1. As mentioned previously, the skill is first practiced in shallow water. Kneel on the bottom, facing your buddy close enough to be able to reach his Octopus.

The diver out of air is called a Receiver while his buddy is called a Donor.

2. Give a big and clear “OUT OF AIR” sign- moving your hand across the throat.

3. Donor: receiving the sign, you’ll protect your own regulator by placing your hand on it, preventing your buddy from accidentally grabbing it from your mouth.

– Its also recommended to elevate your right elbow, exposing the AAS and making it as available as possible.

Receiver: Locate the AAS, marked bright and placed on the triangle formed by your buddies chin and rib cage, and pull it out.

4. Only when AAS is secured, remove your regulator from your mouth and replace it with the AAS. Doing so is a good practice when locating the AAS takes longer time. When the regulators still in your mouth there’s no way you inhale water, even if there’s no air left in the system. If you cannot help but trying to take another breath you wont inhale water.

-Remember, never hold your breath! When replacing regulators, continuously exhale, blowing tiny bubbles to prevent Lung Over expansion Injury.

5: Once breathing from the AAS, both divers secure each others by grabbing each others right elbow. This technique keeps you close to each other, while freeing your left hand to handle communication and inflater hose.

Donor: Give your buddy a clear ARE YOU OK? Sign and wait for a return.

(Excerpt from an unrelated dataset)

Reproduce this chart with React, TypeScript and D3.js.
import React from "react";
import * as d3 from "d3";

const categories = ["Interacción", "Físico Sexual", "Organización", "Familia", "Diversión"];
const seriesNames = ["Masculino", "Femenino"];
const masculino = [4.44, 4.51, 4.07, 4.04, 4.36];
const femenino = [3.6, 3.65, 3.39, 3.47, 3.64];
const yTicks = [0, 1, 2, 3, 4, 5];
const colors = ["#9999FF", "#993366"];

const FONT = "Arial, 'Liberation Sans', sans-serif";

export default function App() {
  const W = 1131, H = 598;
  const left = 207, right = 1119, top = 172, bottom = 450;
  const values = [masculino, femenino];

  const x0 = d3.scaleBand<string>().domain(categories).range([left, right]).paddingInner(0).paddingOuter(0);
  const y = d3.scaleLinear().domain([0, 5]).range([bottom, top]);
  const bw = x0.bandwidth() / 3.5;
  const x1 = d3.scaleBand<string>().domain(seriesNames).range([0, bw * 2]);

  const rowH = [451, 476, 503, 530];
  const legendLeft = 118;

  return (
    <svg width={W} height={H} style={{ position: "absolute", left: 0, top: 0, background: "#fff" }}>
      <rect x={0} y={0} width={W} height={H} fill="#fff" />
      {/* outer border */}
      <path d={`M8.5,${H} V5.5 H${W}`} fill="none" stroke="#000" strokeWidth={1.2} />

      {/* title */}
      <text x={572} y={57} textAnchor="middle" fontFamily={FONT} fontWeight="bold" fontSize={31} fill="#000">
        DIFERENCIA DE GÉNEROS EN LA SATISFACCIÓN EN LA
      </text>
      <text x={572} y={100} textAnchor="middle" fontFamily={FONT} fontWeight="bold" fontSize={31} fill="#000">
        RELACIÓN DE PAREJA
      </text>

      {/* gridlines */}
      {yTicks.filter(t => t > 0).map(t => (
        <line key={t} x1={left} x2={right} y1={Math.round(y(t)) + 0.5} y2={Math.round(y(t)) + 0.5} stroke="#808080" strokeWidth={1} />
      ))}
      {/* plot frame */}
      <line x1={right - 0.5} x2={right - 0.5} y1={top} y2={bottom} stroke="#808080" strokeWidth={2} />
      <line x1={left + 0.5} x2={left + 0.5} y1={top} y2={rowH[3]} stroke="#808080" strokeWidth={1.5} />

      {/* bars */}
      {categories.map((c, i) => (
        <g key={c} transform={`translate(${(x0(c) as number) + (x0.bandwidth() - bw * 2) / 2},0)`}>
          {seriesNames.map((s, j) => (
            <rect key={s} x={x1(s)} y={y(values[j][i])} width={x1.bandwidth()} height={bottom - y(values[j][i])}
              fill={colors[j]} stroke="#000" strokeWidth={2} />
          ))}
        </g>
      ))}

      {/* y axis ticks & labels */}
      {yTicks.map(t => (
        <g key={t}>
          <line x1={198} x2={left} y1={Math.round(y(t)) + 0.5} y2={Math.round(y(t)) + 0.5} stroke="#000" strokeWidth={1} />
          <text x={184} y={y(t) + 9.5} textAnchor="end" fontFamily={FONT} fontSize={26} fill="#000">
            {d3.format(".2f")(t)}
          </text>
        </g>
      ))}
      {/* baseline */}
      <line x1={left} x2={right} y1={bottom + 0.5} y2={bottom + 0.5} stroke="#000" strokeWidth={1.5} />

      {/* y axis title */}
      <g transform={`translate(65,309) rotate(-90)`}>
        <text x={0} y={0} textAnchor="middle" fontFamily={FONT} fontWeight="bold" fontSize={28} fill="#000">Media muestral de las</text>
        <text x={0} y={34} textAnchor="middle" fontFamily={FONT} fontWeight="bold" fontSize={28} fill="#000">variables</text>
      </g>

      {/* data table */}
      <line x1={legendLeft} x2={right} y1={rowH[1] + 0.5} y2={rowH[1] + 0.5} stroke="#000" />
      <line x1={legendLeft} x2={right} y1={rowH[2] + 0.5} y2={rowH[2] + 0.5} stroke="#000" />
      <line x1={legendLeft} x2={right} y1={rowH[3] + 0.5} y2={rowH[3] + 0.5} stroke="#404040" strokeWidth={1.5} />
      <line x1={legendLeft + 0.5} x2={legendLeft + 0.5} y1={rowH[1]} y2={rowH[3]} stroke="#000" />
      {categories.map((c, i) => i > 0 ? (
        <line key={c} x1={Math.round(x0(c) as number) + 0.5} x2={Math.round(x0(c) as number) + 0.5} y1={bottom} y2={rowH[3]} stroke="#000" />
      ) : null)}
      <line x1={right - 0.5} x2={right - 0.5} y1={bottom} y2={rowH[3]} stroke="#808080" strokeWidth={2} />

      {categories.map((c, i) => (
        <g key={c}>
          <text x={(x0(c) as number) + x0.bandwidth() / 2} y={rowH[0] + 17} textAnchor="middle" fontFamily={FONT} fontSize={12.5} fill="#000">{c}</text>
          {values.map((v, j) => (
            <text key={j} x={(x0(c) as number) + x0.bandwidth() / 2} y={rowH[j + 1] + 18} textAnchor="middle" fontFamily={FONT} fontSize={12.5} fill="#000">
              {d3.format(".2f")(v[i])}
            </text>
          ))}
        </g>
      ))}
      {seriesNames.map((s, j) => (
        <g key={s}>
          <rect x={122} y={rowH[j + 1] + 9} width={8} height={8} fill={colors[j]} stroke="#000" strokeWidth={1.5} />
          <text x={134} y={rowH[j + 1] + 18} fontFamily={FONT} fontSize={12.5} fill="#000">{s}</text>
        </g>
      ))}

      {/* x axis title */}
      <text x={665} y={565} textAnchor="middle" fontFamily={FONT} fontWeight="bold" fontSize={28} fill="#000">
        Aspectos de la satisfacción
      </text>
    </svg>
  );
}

6. Signal to each other it’s time to ascend to the surface.

On 1st practice you simply stand up. Later in training, or in real life event, remember the maximum ascent rate is 18m/60ft per minute.

7. Elevate both deflater hoses, allowing expanding air to vent out when necessary upon ascent.

8. at the surface the Donor hold his buddy and power inflates his own BCD, while the Receiver has to inflate the BCD orally, forcing air through the deflater hose- mouth piece while pressing the deflater button.

Alternate Air Source Tips:

1. Practice and coordinate movement on land. Make sure you understand the steps, and that you can easily locate and remove your buddy’s alternate air source.

2. Always keep the regulator in you mouth, until you’re holding an alternate air source and ready to replace it.

3. When holding a regulator, always keep the regulators mouth peace facing down, preventing it from free flowing.

4. Rotate as you ascend to the surface allowing clear view of what’s around you.

5. This skill is best practiced after the Air Depletion Open Water Skill, where you get to know what if feels like running out of air.